As a worker cooperator I have struggled for years to use ‘normal’ management techniques in worker co-ops. Often they don’t work. Members don’t like them even when they have agreed a business plan, they feel oppressed and trapped by their own agreements.
The biggest problem has been strategic development. While ‘normal’ operational (next week) and tactical (next year) management ‘best practices’ are ok, I have never seen or experienced a ‘normal’ strategic development method being successful in a worker co-op in the UK. After several years of searching I think I may have found the reason. ‘Normal’ management methods are fundamentally unsuited to our open, egalitarian cultures. Indeed at their core, they are designed to suppress workers and privilege the vested interests of their controllers.
So, you say, we knew that, but the depth of this ideology is the surprise.
Ralph D Stacey of the University of Herfordshire claims that all major management schools are based on the idea of organisations being systems. From 1920s scientific management to 2000s complexity edge of chaos ideas. Systems thinking requires a separation between controlled and controllers even if they are the same people (hence the bizarre feeling of being oppressed by your own business plan).
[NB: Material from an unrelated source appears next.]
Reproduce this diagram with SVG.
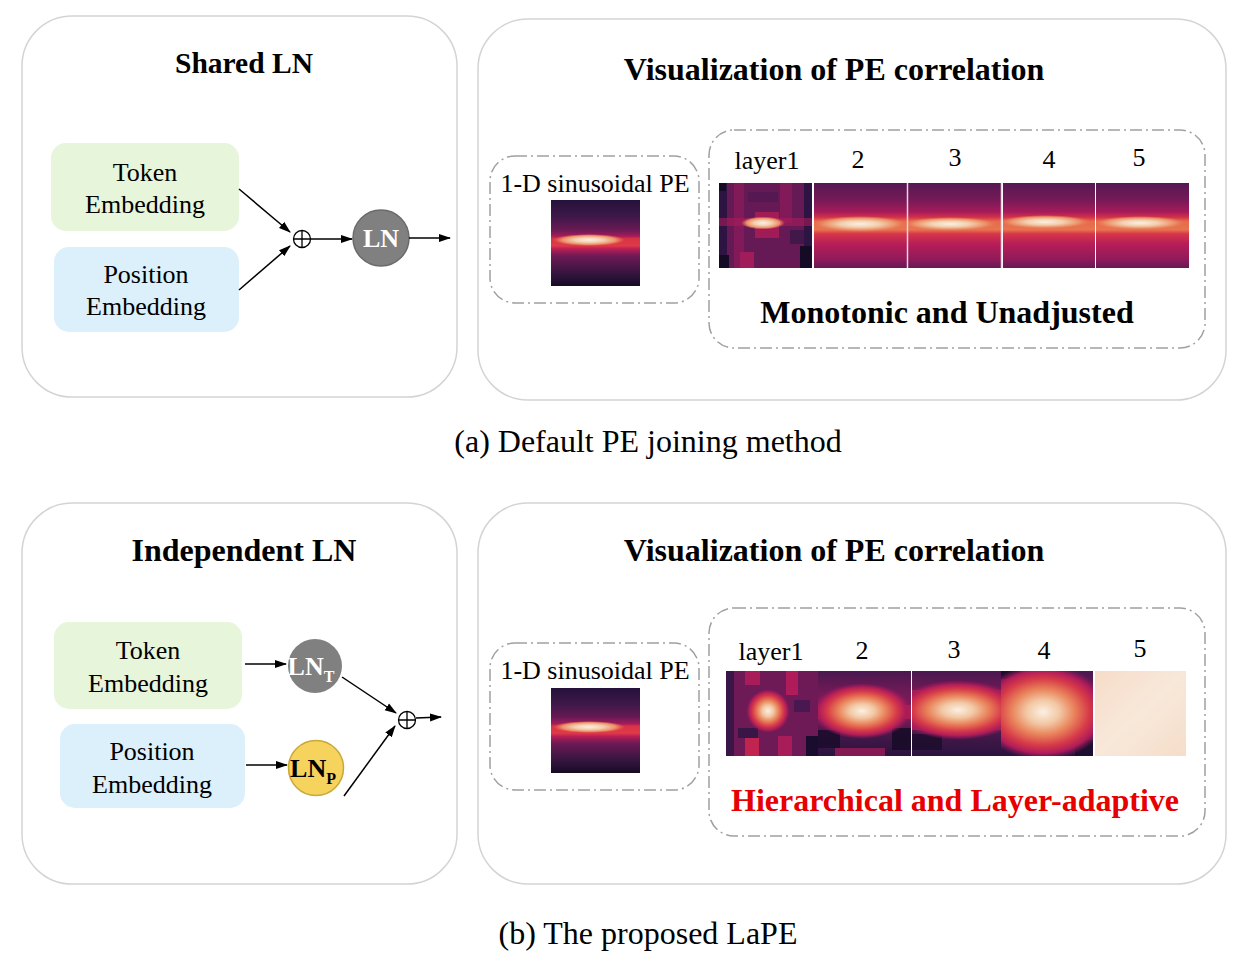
<svg xmlns="http://www.w3.org/2000/svg" width="1238" height="954" viewBox="0 0 1238 954">
<style>
.panel{fill:#fff;stroke:#d4d4d4;stroke-width:1.5}
.dash{fill:none;stroke:#a0a0a0;stroke-width:1.5;stroke-dasharray:12 4 2 4}
.t{font-family:"Liberation Serif","Times New Roman",serif;fill:#000;text-anchor:middle}
.b{font-weight:bold}
.lbl{font-size:26px}
.ttl{font-size:32px}
.cap{font-size:32px}
.conn{stroke:#000;stroke-width:1.5;fill:none;marker-end:url(#arr)}
</style>
<defs>
<marker id="arr" viewBox="0 0 12 10" refX="11" refY="5" markerWidth="12" markerHeight="10" markerUnits="userSpaceOnUse" orient="auto"><path d="M0,1 L12,5 L0,9 z" fill="#000"/></marker>
<linearGradient id="gSin" x1="0" y1="0" x2="0" y2="1">
<stop offset="0" stop-color="#25123a"/><stop offset="0.2" stop-color="#3f1849"/><stop offset="0.35" stop-color="#6a1a55"/>
<stop offset="0.42" stop-color="#a41c5a"/><stop offset="0.45" stop-color="#d83346"/><stop offset="0.53" stop-color="#e03a48"/>
<stop offset="0.57" stop-color="#b81e56"/><stop offset="0.65" stop-color="#6e1a55"/><stop offset="0.85" stop-color="#36153f"/><stop offset="1" stop-color="#160b26"/>
</linearGradient>
<linearGradient id="gBand" x1="0" y1="0" x2="0" y2="1">
<stop offset="0" stop-color="#561852"/><stop offset="0.2" stop-color="#761a57"/><stop offset="0.34" stop-color="#a61b5a"/>
<stop offset="0.4" stop-color="#d02f4a"/><stop offset="0.45" stop-color="#e66a4c"/><stop offset="0.55" stop-color="#e8744e"/>
<stop offset="0.6" stop-color="#d6354a"/><stop offset="0.72" stop-color="#b61d58"/><stop offset="0.9" stop-color="#901a5a"/><stop offset="1" stop-color="#661a55"/>
</linearGradient>
<radialGradient id="gSpot" cx="0.5" cy="0.5" r="0.5">
<stop offset="0" stop-color="#fbefe2"/><stop offset="0.4" stop-color="#f3d0b0"/><stop offset="0.75" stop-color="#eb9068"/><stop offset="1" stop-color="#e87050" stop-opacity="0"/>
</radialGradient>
<radialGradient id="gBlob" cx="0.5" cy="0.5" r="0.5">
<stop offset="0" stop-color="#fbf0e4"/><stop offset="0.25" stop-color="#f2c8a4"/><stop offset="0.48" stop-color="#e9825a"/>
<stop offset="0.7" stop-color="#d63a48"/><stop offset="0.86" stop-color="#b01c5a"/><stop offset="1" stop-color="#8a1a5a" stop-opacity="0"/>
</radialGradient>
<linearGradient id="gDark" x1="0" y1="0" x2="0" y2="1">
<stop offset="0" stop-color="#4a1850"/><stop offset="0.25" stop-color="#701a56"/><stop offset="0.5" stop-color="#8a1a5a"/><stop offset="0.75" stop-color="#461849"/><stop offset="1" stop-color="#2a1340"/>
</linearGradient>
<linearGradient id="gCream" x1="0" y1="0" x2="1" y2="1">
<stop offset="0" stop-color="#f6dcc8"/><stop offset="0.5" stop-color="#f8e8da"/><stop offset="1" stop-color="#f5ddc9"/>
</linearGradient>
<clipPath id="cA1"><rect x="719" y="183" width="93" height="85"/></clipPath>
<clipPath id="cA2"><rect x="814" y="183" width="93" height="85"/></clipPath>
<clipPath id="cA3"><rect x="908" y="183" width="93" height="85"/></clipPath>
<clipPath id="cA4"><rect x="1003" y="183" width="92" height="85"/></clipPath>
<clipPath id="cA5"><rect x="1096" y="183" width="93" height="85"/></clipPath>
<clipPath id="cB1"><rect x="726" y="671" width="92" height="85"/></clipPath>
<clipPath id="cB2"><rect x="818" y="671" width="93" height="85"/></clipPath>
<clipPath id="cB3"><rect x="912" y="671" width="89" height="85"/></clipPath>
<clipPath id="cB4"><rect x="1001" y="671" width="92" height="85"/></clipPath>
<clipPath id="cSa"><rect x="551" y="200" width="89" height="86"/></clipPath>
<clipPath id="cSb"><rect x="551" y="688" width="89" height="85"/></clipPath>
</defs>

<!-- ===== Panel (a) ===== -->
<g id="panel-a-left">
<rect class="panel" x="22" y="16" width="435" height="381" rx="50"/>
<text class="t b" x="244" y="73" font-size="29.5">Shared LN</text>
</g>
<g id="token-a">
<rect x="51" y="143" width="188" height="88" rx="15" fill="#e7f5db"/>
<text class="t lbl" x="145" y="181">Token</text>
<text class="t lbl" x="145" y="213">Embedding</text>
</g>
<g id="position-a">
<rect x="54" y="247" width="185" height="85" rx="15" fill="#dbf0fb"/>
<text class="t lbl" x="146" y="283">Position</text>
<text class="t lbl" x="146" y="315">Embedding</text>
</g>
<g id="plus-a">
<circle cx="302" cy="239" r="8.5" fill="none" stroke="#000" stroke-width="1.3"/>
<path d="M293.5,239 H310.5 M302,230.5 V247.5" stroke="#000" stroke-width="1.3"/>
</g>
<g id="ln-a">
<circle cx="381" cy="238" r="28" fill="#808080" stroke="#6a6a6a" stroke-width="1.5"/>
<text class="t b" x="381" y="247" font-size="26" style="fill:#fff">LN</text>
</g>

<g id="panel-a-right">
<rect class="panel" x="478" y="19" width="748" height="381" rx="50"/>
<text class="t b ttl" x="834" y="80">Visualization of PE correlation</text>
</g>
<g id="sin-a">
<rect class="dash" x="490" y="156" width="209" height="147" rx="25"/>
<text class="t lbl" x="595" y="192">1-D sinusoidal PE</text>
<g clip-path="url(#cSa)">
<rect x="551" y="200" width="89" height="86" fill="url(#gSin)"/>
<ellipse cx="589" cy="240" rx="36" ry="6" fill="url(#gSpot)"/>
</g>
</g>
<g id="layers-a">
<rect class="dash" x="709" y="130" width="496" height="218" rx="25"/>
<text class="t lbl" x="767" y="169">layer1</text>
<text class="t lbl" x="858" y="168">2</text>
<text class="t lbl" x="955" y="166">3</text>
<text class="t lbl" x="1049" y="168">4</text>
<text class="t lbl" x="1139" y="166">5</text>
<g clip-path="url(#cA1)">
<rect x="719" y="183" width="93" height="85" fill="#661a55"/>
<rect x="719" y="183" width="8" height="85" fill="#2e1442"/>
<rect x="804" y="183" width="8" height="85" fill="#2e1442"/>
<rect x="734" y="183" width="10" height="85" fill="#8a1a5a" opacity="0.8"/>
<rect x="780" y="183" width="12" height="40" fill="#8a1a5a" opacity="0.8"/>
<rect x="748" y="192" width="30" height="10" fill="#4a1850" opacity="0.6"/>
<rect x="790" y="230" width="14" height="14" fill="#3a1646" opacity="0.8"/>
<rect x="740" y="252" width="14" height="16" fill="#a01c5a"/>
<rect x="719" y="255" width="10" height="13" fill="#150b26"/>
<rect x="800" y="246" width="12" height="22" fill="#150b26"/>
<rect x="719" y="183" width="7" height="8" fill="#150b26"/>
<rect x="755" y="212" width="24" height="26" fill="#b01c58" opacity="0.8"/>
<rect x="719" y="218" width="93" height="8" fill="#a81c5a" opacity="0.6"/>
<ellipse cx="763" cy="223" rx="22" ry="6.5" fill="url(#gSpot)"/>
</g>
<g clip-path="url(#cA2)">
<rect x="814" y="183" width="93" height="85" fill="url(#gBand)"/>
<ellipse cx="860" cy="224" rx="48" ry="8" fill="url(#gSpot)"/>
</g>
<g clip-path="url(#cA3)">
<rect x="908" y="183" width="93" height="85" fill="url(#gBand)"/>
<ellipse cx="950" cy="224" rx="48" ry="7" fill="url(#gSpot)"/>
</g>
<g clip-path="url(#cA4)">
<rect x="1003" y="183" width="92" height="85" fill="url(#gBand)"/>
<ellipse cx="1045" cy="222" rx="46" ry="7" fill="url(#gSpot)"/>
</g>
<g clip-path="url(#cA5)">
<rect x="1096" y="183" width="93" height="85" fill="url(#gBand)"/>
<ellipse cx="1140" cy="223" rx="46" ry="7" fill="url(#gSpot)"/>
</g>
<line x1="907.5" y1="183" x2="907.5" y2="268" stroke="#ead6e0" stroke-width="1.5"/>
<line x1="1001.5" y1="183" x2="1001.5" y2="268" stroke="#ead6e0" stroke-width="1.5"/>
<text class="t b ttl" x="947" y="323">Monotonic and Unadjusted</text>
</g>
<text id="caption-a" class="t cap" x="648" y="452">(a) Default PE joining method</text>

<!-- ===== Panel (b) ===== -->
<g id="panel-b-left">
<rect class="panel" x="22" y="503" width="435" height="381" rx="50"/>
<text class="t b ttl" x="244" y="561">Independent LN</text>
</g>
<g id="token-b">
<rect x="54" y="622" width="188" height="87" rx="15" fill="#e7f5db"/>
<text class="t lbl" x="148" y="659">Token</text>
<text class="t lbl" x="148" y="692">Embedding</text>
</g>
<g id="position-b">
<rect x="60" y="724" width="185" height="84" rx="15" fill="#dbf0fb"/>
<text class="t lbl" x="152" y="760">Position</text>
<text class="t lbl" x="152" y="793">Embedding</text>
</g>
<g id="lnt-b">
<circle cx="315" cy="666" r="27" fill="#808080"/>
<text class="t b" x="311" y="675" font-size="26" style="fill:#fff">LN<tspan font-size="16" dy="7">T</tspan></text>
</g>
<g id="lnp-b">
<circle cx="316" cy="768" r="27.5" fill="#f6d35c" stroke="#c9a838" stroke-width="1.5"/>
<text class="t b" x="313" y="777" font-size="26">LN<tspan font-size="16" dy="7">P</tspan></text>
</g>
<g id="plus-b">
<circle cx="407" cy="720" r="8.5" fill="none" stroke="#000" stroke-width="1.3"/>
<path d="M398.5,720 H415.5 M407,711.5 V728.5" stroke="#000" stroke-width="1.3"/>
</g>

<g id="panel-b-right">
<rect class="panel" x="478" y="503" width="748" height="381" rx="50"/>
<text class="t b ttl" x="834" y="561">Visualization of PE correlation</text>
</g>
<g id="sin-b">
<rect class="dash" x="490" y="643" width="209" height="147" rx="25"/>
<text class="t lbl" x="595" y="679">1-D sinusoidal PE</text>
<g clip-path="url(#cSb)">
<rect x="551" y="688" width="89" height="85" fill="url(#gSin)"/>
<ellipse cx="589" cy="727" rx="36" ry="6" fill="url(#gSpot)"/>
</g>
</g>
<g id="layers-b">
<rect class="dash" x="709" y="608" width="496" height="228" rx="25"/>
<text class="t lbl" x="771" y="660">layer1</text>
<text class="t lbl" x="862" y="659">2</text>
<text class="t lbl" x="954" y="658">3</text>
<text class="t lbl" x="1044" y="659">4</text>
<text class="t lbl" x="1140" y="657">5</text>
<g clip-path="url(#cB1)">
<rect x="726" y="671" width="92" height="85" fill="#6e1a56"/>
<rect x="726" y="671" width="8" height="85" fill="#3a1646"/>
<rect x="745" y="671" width="15" height="14" fill="#a81c5a"/>
<rect x="786" y="671" width="12" height="24" fill="#b01c5a"/>
<rect x="738" y="728" width="20" height="10" fill="#3a1646"/>
<rect x="745" y="738" width="14" height="18" fill="#c0244f"/>
<rect x="778" y="736" width="14" height="20" fill="#a81c5a"/>
<rect x="806" y="736" width="12" height="20" fill="#1a0c2c"/>
<rect x="794" y="700" width="16" height="12" fill="#4a1850"/>
<ellipse cx="768" cy="711" rx="22" ry="22" fill="url(#gBlob)"/>
</g>
<g clip-path="url(#cB2)">
<rect x="818" y="671" width="93" height="85" fill="url(#gDark)"/>
<rect x="892" y="728" width="19" height="22" fill="#150b26" opacity="0.85"/>
<rect x="818" y="730" width="22" height="18" fill="#1a0c2c" opacity="0.85"/>
<rect x="835" y="748" width="50" height="8" fill="#a81c5a" opacity="0.7"/>
<rect x="818" y="705" width="93" height="14" fill="#c0244f" opacity="0.7"/>
<ellipse cx="862" cy="711" rx="50" ry="28" fill="url(#gBlob)"/>
</g>
<g clip-path="url(#cB3)">
<rect x="912" y="671" width="89" height="85" fill="url(#gDark)"/>
<rect x="912" y="734" width="30" height="16" fill="#150b26" opacity="0.7"/>
<rect x="912" y="690" width="89" height="40" fill="#c8284c" opacity="0.6"/>
<ellipse cx="958" cy="710" rx="64" ry="30" fill="url(#gBlob)"/>
</g>
<g clip-path="url(#cB4)">
<rect x="1001" y="671" width="92" height="85" fill="url(#gDark)"/>
<rect x="1001" y="671" width="20" height="8" fill="#150b26" opacity="0.8"/>
<rect x="1075" y="740" width="18" height="16" fill="#1a0c2c" opacity="0.8"/>
<ellipse cx="1043" cy="712" rx="66" ry="48" fill="url(#gBlob)"/>
</g>
<rect x="1095" y="671" width="91" height="85" fill="url(#gCream)"/>
<text class="t b ttl" x="955" y="811" style="fill:#e60000">Hierarchical and Layer-adaptive</text>
</g>
<text id="caption-b" class="t cap" x="648" y="944">(b) The proposed LaPE</text>

<g id="connectors">
<path class="conn" d="M239,189 L290,232"/>
<path class="conn" d="M239,290 L290,246"/>
<path class="conn" d="M311,239 L352,239"/>
<path class="conn" d="M409,238 L450,238"/>
<path class="conn" d="M245,664 L286,664"/>
<path class="conn" d="M246,765 L287,765"/>
<path class="conn" d="M342,677 L396,713"/>
<path class="conn" d="M344,796 L395,726"/>
<path class="conn" d="M416,718 L441,717"/>
</g>
</svg>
This idea is revolutionary. Furthermore the IT revolution is driving changes in business which are making systems based management methods unworkable anywhere. We are being pushed towards Stacey’s alternative; to understand organisations as complex processes of relationships and communications between people, with little opportunity for prescriptive planning and executive control.
The picture of this “Complex Responsive Process” thinking in practice is much more sympathetic to collectively organised worker co-ops and other egalitarian workplaces. It encourages a much more co-operative way of organising and operating businesses which we can use much more easily than our investor owned or executive controlled competition.
What do we do? Stop trying to stuff worker co-ops into systems control and start to take advantage of the liberation of process thinking.
Because Stacey’s work is full of complex philosophical argument, I have written a less academic introduction on how we can apply these ideas to worker co-ops i.e. which management techniques are process friendly and which are systems prisons. You can read this document on my CBC website
(you will have to copy and paste the url, blogger won’t do a hyperlink grrr)
The paper was well received at the conference of the UK Society of Cooperative Studies recently. Delegates described it as a revelation of past mistakes and a clear path to a better way to govern worker co-operatives.